Data provided:
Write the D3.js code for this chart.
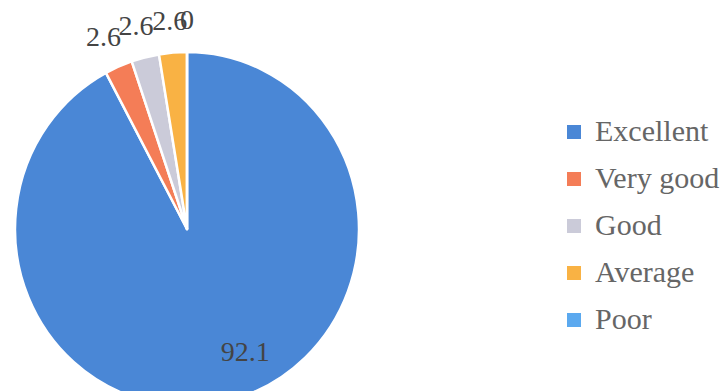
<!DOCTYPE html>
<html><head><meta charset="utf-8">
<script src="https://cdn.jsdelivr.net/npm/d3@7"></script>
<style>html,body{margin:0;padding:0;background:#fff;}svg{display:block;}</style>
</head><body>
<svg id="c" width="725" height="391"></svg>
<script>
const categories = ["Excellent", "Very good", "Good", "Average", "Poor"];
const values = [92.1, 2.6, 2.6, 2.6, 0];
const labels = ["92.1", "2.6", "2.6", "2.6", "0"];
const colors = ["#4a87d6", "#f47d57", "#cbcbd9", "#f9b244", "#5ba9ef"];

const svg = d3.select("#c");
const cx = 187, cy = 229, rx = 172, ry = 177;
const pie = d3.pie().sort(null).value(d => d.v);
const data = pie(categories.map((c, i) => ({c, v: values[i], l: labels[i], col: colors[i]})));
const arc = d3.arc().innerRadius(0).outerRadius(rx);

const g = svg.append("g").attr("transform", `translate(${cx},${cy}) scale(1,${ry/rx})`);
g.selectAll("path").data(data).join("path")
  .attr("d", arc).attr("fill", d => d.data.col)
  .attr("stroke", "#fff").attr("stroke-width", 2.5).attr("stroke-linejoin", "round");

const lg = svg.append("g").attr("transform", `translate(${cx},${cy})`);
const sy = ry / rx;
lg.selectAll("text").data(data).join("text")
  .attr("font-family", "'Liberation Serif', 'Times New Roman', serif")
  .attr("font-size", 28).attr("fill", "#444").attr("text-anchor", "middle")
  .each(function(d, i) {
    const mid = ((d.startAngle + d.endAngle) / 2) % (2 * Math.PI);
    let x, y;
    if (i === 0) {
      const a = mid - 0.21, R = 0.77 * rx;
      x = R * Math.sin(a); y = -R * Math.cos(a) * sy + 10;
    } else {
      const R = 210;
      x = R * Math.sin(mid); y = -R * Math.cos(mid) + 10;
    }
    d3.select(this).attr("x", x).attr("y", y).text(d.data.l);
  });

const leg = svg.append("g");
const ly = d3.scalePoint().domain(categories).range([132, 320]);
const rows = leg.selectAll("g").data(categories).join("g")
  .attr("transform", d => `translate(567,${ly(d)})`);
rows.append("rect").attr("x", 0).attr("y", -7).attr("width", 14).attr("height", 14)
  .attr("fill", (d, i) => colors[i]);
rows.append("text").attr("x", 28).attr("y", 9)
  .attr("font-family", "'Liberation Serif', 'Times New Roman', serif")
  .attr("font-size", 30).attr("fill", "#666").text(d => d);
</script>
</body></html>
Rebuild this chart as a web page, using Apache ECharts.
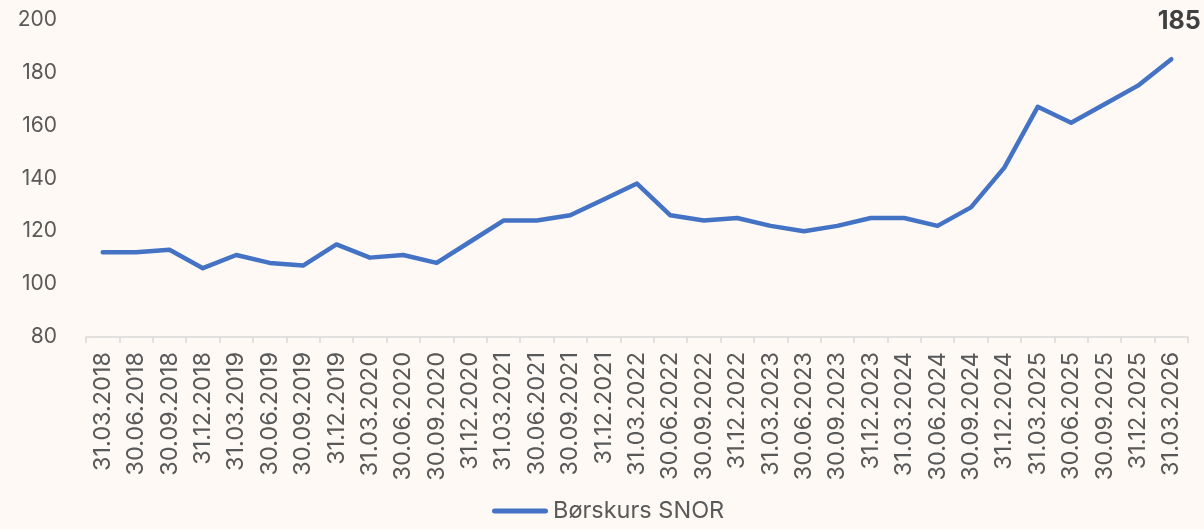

Brief:
Sift through the entries and copy every line with "this".

Correct response:
Write the D3.js code for this chart.
    d3.select(this).attr("x", x).attr("y", y).text(d.data.l);
Rebuild this chart as a web page, using Apache ECharts.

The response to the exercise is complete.